I noticed that companies using Mailshake are clearly focused on outbound sales as their primary growth engine. The tech stack screams B2B sales teams running sophisticated cold outreach campaigns at scale. These aren't companies waiting for inbound leads to trickle in. They're actively hunting for customers through multiple channels, with a heavy emphasis on email prospecting and LinkedIn-based selling.
The pairing of Mailshake with Lemlist is particularly revealing. Both are cold email tools, which suggests these companies are either running A/B tests between platforms or using different tools for different campaign types. When I see this doubled-up approach to email outreach, it tells me they're serious about optimizing their messaging and likely have dedicated sales development teams. The strong presence of LinkedIn Ads alongside Mailshake makes perfect sense too. They're surrounding prospects with touchpoints, hitting them with cold emails while also serving ads on LinkedIn. Smart Lead and Albacross fitting into this picture shows they're tracking website visitors and identifying anonymous traffic to feed more names into their outbound machine.

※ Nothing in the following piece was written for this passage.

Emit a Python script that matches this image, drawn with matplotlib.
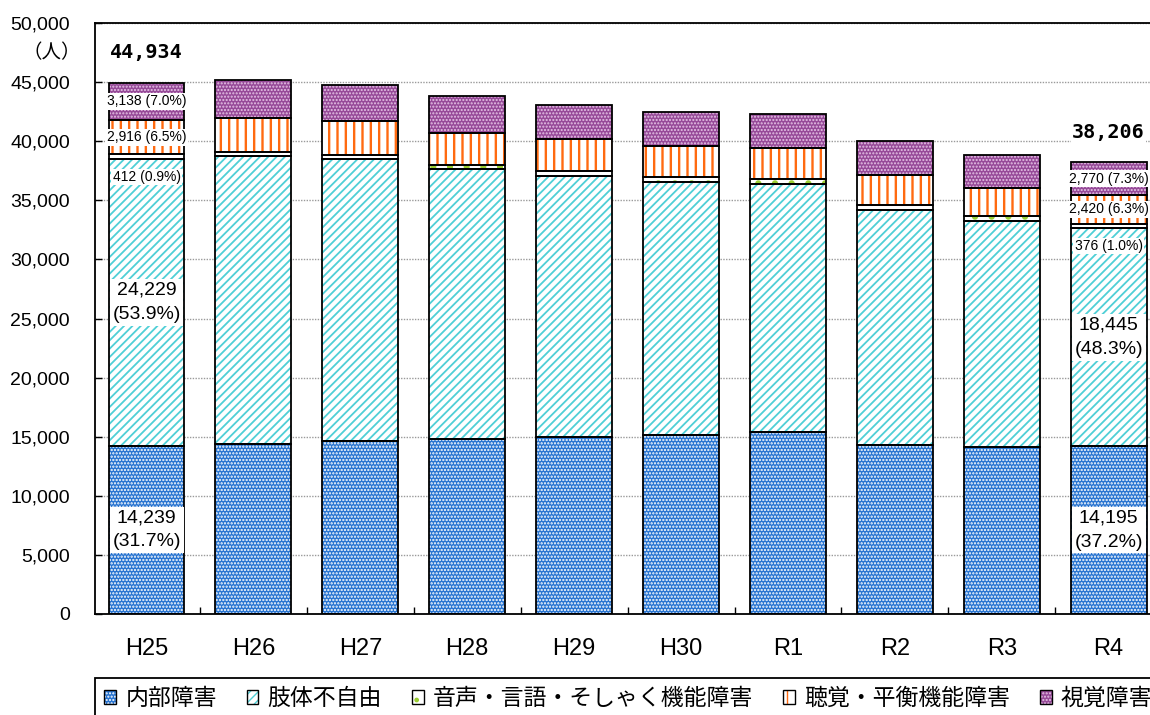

My analysis reveals these are sales-led organizations, likely in the early to mid-growth stage where they haven't yet built strong inbound channels. They're probably selling solutions with deal sizes large enough to justify heavy prospecting investments but not enterprise-level where relationships dominate everything. I'd guess they have average contract values between $5,000 and $50,000 annually. The sophistication of their tech stack suggests they've moved past scrappy startup phase but aren't yet massive companies with brand recognition.
A salesperson approaching Mailshake customers should understand they're talking to teams that live and breathe outbound sales. These buyers will want to discuss deliverability rates, personalization capabilities, and integration with their existing sales tools. They measure everything and expect concrete ROI discussions.